> Set problem: Set down each line of the data below exactly as it stands, dropping the pictures.

■ ■ ■ ■

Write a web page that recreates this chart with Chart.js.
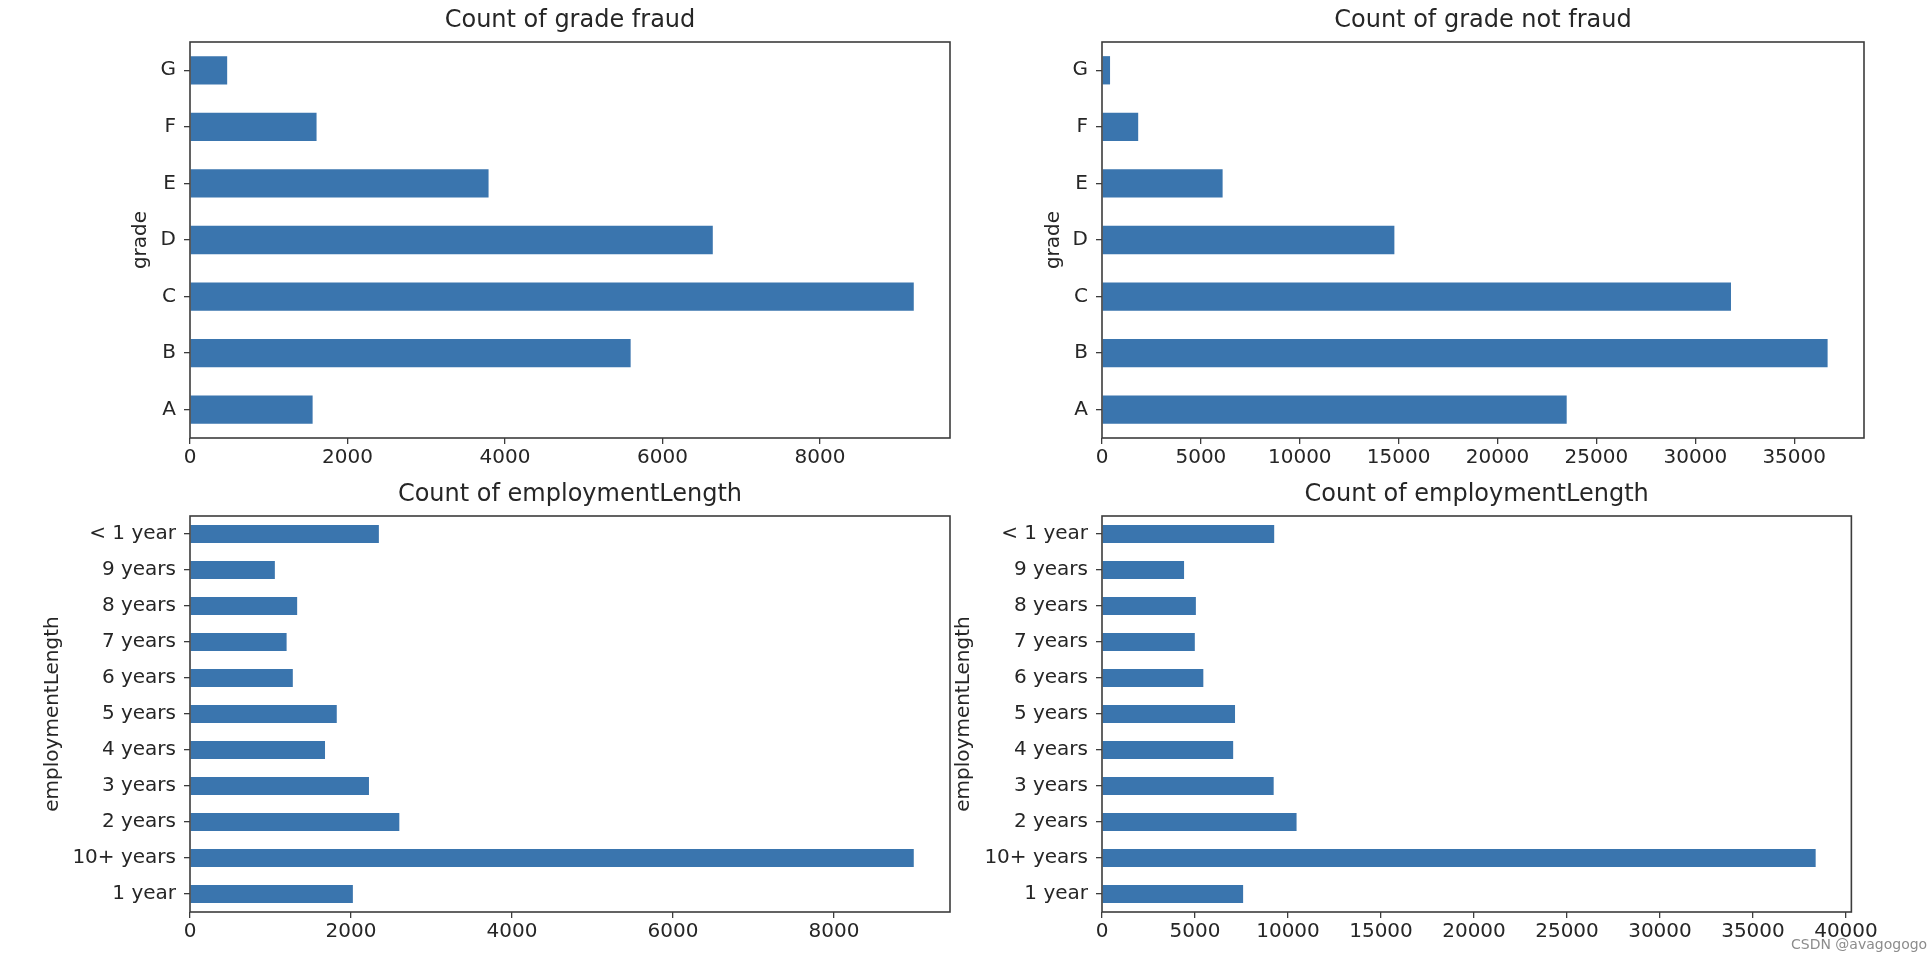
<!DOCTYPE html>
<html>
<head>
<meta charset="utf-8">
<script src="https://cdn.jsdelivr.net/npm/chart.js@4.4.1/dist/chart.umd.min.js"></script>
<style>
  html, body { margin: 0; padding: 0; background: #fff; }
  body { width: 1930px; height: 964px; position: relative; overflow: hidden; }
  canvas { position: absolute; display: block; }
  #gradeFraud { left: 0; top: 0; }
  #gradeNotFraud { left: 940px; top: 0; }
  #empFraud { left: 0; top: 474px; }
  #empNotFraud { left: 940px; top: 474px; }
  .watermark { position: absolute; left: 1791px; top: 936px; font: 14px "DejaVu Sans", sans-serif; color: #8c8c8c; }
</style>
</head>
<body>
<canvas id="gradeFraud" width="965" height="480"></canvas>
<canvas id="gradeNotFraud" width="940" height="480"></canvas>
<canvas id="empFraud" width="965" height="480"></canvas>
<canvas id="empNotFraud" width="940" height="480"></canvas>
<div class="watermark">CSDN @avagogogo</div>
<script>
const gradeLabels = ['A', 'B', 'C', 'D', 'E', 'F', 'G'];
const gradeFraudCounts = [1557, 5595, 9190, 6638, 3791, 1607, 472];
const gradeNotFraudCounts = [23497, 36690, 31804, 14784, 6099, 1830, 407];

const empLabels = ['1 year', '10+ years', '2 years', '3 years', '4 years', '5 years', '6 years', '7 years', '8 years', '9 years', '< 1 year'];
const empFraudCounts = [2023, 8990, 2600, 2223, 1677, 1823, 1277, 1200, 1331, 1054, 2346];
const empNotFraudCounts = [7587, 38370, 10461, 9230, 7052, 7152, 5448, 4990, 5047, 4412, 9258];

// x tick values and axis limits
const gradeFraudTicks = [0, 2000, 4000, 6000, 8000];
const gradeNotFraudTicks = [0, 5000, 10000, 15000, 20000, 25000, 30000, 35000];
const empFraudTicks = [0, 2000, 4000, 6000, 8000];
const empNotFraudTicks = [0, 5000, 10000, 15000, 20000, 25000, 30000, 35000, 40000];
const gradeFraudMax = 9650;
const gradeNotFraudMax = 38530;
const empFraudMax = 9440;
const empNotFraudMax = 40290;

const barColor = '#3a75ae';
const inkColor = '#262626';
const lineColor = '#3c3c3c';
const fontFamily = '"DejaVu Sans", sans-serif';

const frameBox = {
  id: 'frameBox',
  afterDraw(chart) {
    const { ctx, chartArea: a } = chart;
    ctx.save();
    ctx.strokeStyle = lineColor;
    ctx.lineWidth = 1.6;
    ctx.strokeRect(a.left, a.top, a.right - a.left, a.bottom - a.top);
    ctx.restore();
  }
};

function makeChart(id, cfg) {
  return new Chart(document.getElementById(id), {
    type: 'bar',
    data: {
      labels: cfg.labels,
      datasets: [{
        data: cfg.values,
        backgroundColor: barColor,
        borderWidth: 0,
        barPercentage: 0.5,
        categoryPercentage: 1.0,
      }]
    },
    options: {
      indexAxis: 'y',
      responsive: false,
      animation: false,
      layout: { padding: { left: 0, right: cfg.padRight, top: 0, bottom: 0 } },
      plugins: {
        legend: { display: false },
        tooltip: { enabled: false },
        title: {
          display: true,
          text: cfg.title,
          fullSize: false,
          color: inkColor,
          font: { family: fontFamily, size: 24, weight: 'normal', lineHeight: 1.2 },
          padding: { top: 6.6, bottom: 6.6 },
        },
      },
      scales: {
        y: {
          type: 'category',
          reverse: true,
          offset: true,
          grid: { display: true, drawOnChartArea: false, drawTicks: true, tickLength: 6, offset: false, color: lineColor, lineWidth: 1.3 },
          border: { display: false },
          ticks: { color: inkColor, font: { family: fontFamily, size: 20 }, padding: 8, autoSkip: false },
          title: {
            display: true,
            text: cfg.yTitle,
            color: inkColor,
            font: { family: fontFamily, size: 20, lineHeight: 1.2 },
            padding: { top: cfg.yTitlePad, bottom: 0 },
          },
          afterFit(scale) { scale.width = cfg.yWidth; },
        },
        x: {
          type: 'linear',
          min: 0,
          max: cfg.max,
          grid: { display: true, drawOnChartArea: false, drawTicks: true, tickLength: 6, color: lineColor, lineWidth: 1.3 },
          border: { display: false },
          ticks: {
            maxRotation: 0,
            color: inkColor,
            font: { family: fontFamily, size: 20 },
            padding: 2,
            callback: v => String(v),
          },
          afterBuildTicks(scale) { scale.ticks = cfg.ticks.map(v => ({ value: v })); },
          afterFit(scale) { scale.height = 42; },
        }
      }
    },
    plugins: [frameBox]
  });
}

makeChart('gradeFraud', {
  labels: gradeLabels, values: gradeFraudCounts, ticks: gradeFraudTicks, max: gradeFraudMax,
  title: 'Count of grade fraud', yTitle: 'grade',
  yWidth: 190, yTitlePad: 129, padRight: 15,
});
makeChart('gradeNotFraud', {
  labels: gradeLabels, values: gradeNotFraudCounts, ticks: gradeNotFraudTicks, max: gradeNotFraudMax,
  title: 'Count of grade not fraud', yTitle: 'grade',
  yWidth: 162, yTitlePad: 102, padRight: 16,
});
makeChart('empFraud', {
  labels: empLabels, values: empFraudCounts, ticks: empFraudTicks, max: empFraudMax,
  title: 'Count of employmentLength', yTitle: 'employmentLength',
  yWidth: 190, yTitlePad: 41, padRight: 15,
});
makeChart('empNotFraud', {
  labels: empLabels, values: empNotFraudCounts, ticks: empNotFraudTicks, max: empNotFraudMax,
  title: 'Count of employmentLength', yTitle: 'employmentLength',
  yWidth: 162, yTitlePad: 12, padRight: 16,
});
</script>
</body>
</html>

■ ■ ■ ■

> Response:
Write a web page that recreates this chart with Chart.js.
<!DOCTYPE html>
<html>
<head>
<meta charset="utf-8">
<script src="https://cdn.jsdelivr.net/npm/chart.js@4.4.1/dist/chart.umd.min.js"></script>
<style>
  html, body { margin: 0; padding: 0; background: #fff; }
  body { width: 1930px; height: 964px; position: relative; overflow: hidden; }
  canvas { position: absolute; display: block; }
  #gradeFraud { left: 0; top: 0; }
  #gradeNotFraud { left: 940px; top: 0; }
  #empFraud { left: 0; top: 474px; }
  #empNotFraud { left: 940px; top: 474px; }
  .watermark { position: absolute; left: 1791px; top: 936px; font: 14px "DejaVu Sans", sans-serif; color: #8c8c8c; }
</style>
</head>
<body>
<canvas id="gradeFraud" width="965" height="480"></canvas>
<canvas id="gradeNotFraud" width="940" height="480"></canvas>
<canvas id="empFraud" width="965" height="480"></canvas>
<canvas id="empNotFraud" width="940" height="480"></canvas>
<div class="watermark">CSDN @avagogogo</div>
<script>
const gradeLabels = ['A', 'B', 'C', 'D', 'E', 'F', 'G'];
const gradeFraudCounts = [1557, 5595, 9190, 6638, 3791, 1607, 472];
const gradeNotFraudCounts = [23497, 36690, 31804, 14784, 6099, 1830, 407];

const empLabels = ['1 year', '10+ years', '2 years', '3 years', '4 years', '5 years', '6 years', '7 years', '8 years', '9 years', '< 1 year'];
const empFraudCounts = [2023, 8990, 2600, 2223, 1677, 1823, 1277, 1200, 1331, 1054, 2346];
const empNotFraudCounts = [7587, 38370, 10461, 9230, 7052, 7152, 5448, 4990, 5047, 4412, 9258];

// x tick values and axis limits
const gradeFraudTicks = [0, 2000, 4000, 6000, 8000];
const gradeNotFraudTicks = [0, 5000, 10000, 15000, 20000, 25000, 30000, 35000];
const empFraudTicks = [0, 2000, 4000, 6000, 8000];
const empNotFraudTicks = [0, 5000, 10000, 15000, 20000, 25000, 30000, 35000, 40000];
const gradeFraudMax = 9650;
const gradeNotFraudMax = 38530;
const empFraudMax = 9440;
const empNotFraudMax = 40290;

const barColor = '#3a75ae';
const inkColor = '#262626';
const lineColor = '#3c3c3c';
const fontFamily = '"DejaVu Sans", sans-serif';

const frameBox = {
  id: 'frameBox',
  afterDraw(chart) {
    const { ctx, chartArea: a } = chart;
    ctx.save();
    ctx.strokeStyle = lineColor;
    ctx.lineWidth = 1.6;
    ctx.strokeRect(a.left, a.top, a.right - a.left, a.bottom - a.top);
    ctx.restore();
  }
};

function makeChart(id, cfg) {
  return new Chart(document.getElementById(id), {
    type: 'bar',
    data: {
      labels: cfg.labels,
      datasets: [{
        data: cfg.values,
        backgroundColor: barColor,
        borderWidth: 0,
        barPercentage: 0.5,
        categoryPercentage: 1.0,
      }]
    },
    options: {
      indexAxis: 'y',
      responsive: false,
      animation: false,
      layout: { padding: { left: 0, right: cfg.padRight, top: 0, bottom: 0 } },
      plugins: {
        legend: { display: false },
        tooltip: { enabled: false },
        title: {
          display: true,
          text: cfg.title,
          fullSize: false,
          color: inkColor,
          font: { family: fontFamily, size: 24, weight: 'normal', lineHeight: 1.2 },
          padding: { top: 6.6, bottom: 6.6 },
        },
      },
      scales: {
        y: {
          type: 'category',
          reverse: true,
          offset: true,
          grid: { display: true, drawOnChartArea: false, drawTicks: true, tickLength: 6, offset: false, color: lineColor, lineWidth: 1.3 },
          border: { display: false },
          ticks: { color: inkColor, font: { family: fontFamily, size: 20 }, padding: 8, autoSkip: false },
          title: {
            display: true,
            text: cfg.yTitle,
            color: inkColor,
            font: { family: fontFamily, size: 20, lineHeight: 1.2 },
            padding: { top: cfg.yTitlePad, bottom: 0 },
          },
          afterFit(scale) { scale.width = cfg.yWidth; },
        },
        x: {
          type: 'linear',
          min: 0,
          max: cfg.max,
          grid: { display: true, drawOnChartArea: false, drawTicks: true, tickLength: 6, color: lineColor, lineWidth: 1.3 },
          border: { display: false },
          ticks: {
            maxRotation: 0,
            color: inkColor,
            font: { family: fontFamily, size: 20 },
            padding: 2,
            callback: v => String(v),
          },
          afterBuildTicks(scale) { scale.ticks = cfg.ticks.map(v => ({ value: v })); },
          afterFit(scale) { scale.height = 42; },
        }
      }
    },
    plugins: [frameBox]
  });
}

makeChart('gradeFraud', {
  labels: gradeLabels, values: gradeFraudCounts, ticks: gradeFraudTicks, max: gradeFraudMax,
  title: 'Count of grade fraud', yTitle: 'grade',
  yWidth: 190, yTitlePad: 129, padRight: 15,
});
makeChart('gradeNotFraud', {
  labels: gradeLabels, values: gradeNotFraudCounts, ticks: gradeNotFraudTicks, max: gradeNotFraudMax,
  title: 'Count of grade not fraud', yTitle: 'grade',
  yWidth: 162, yTitlePad: 102, padRight: 16,
});
makeChart('empFraud', {
  labels: empLabels, values: empFraudCounts, ticks: empFraudTicks, max: empFraudMax,
  title: 'Count of employmentLength', yTitle: 'employmentLength',
  yWidth: 190, yTitlePad: 41, padRight: 15,
});
makeChart('empNotFraud', {
  labels: empLabels, values: empNotFraudCounts, ticks: empNotFraudTicks, max: empNotFraudMax,
  title: 'Count of employmentLength', yTitle: 'employmentLength',
  yWidth: 162, yTitlePad: 12, padRight: 16,
});
</script>
</body>
</html>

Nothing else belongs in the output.